Citizen Lab senior researcher John Scott-Railton said the US government, through its multi-pronged punitive strategy, “is constructing a model for the regulation of this industry.” And that should hopefully, he said, chill investment in the mercenary spyware industry — which has come from countries including the US and UK.
Regulation of the industry in Europe lags behind the US, a stark contrast in light of its more rigorous regulation of Big Tech. Critics note that some commercial spyware firms continue to operate in European Union countries.
While the use of commercial spyware by autocratic governments in the Middle East in particular has been rampant, its abuse in recent years in countries including Mexico, Poland, Greece, Spain, Thailand and Hungary against journalists, lawyers and political activists has alarmed the human rights community.
The best known spyware, NSO Group’s Pegasus, has been used to target more than 1,000 people across 50 countries, according to security researchers and a July 2021 global media investigation.

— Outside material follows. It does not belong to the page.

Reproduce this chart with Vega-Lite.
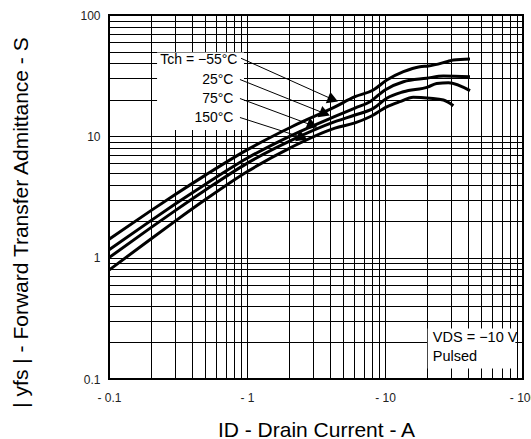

The Biden administration barred US companies from supplying technology to NSO Group in November 2021. That same month, Apple sued the company, which claims it only sells Pegasus to government law enforcement and intelligence agencies for use against terrorists and criminals.
Pegasus was used in Jordan to hack the cellphones of at least 30 people, including journalists, lawyers, human rights and political activists, the digital rights group Access Now announced last week. The hacking with spyware made by Israel’s NSO Group occurred from 2019 until last September, according to Access Now. It did not accuse Jordan’s government of the hacking.
Amnesty International also reported that its forensic researchers had determined that Pegasus spyware was installed on the phone of Washington Post journalist Jamal Khashoggi’s fiancée, Hatice Cengiz, just four days after he was killed in the Saudi Consulate in Istanbul in 2018. The company had previously been implicated in other spying on Khashoggi.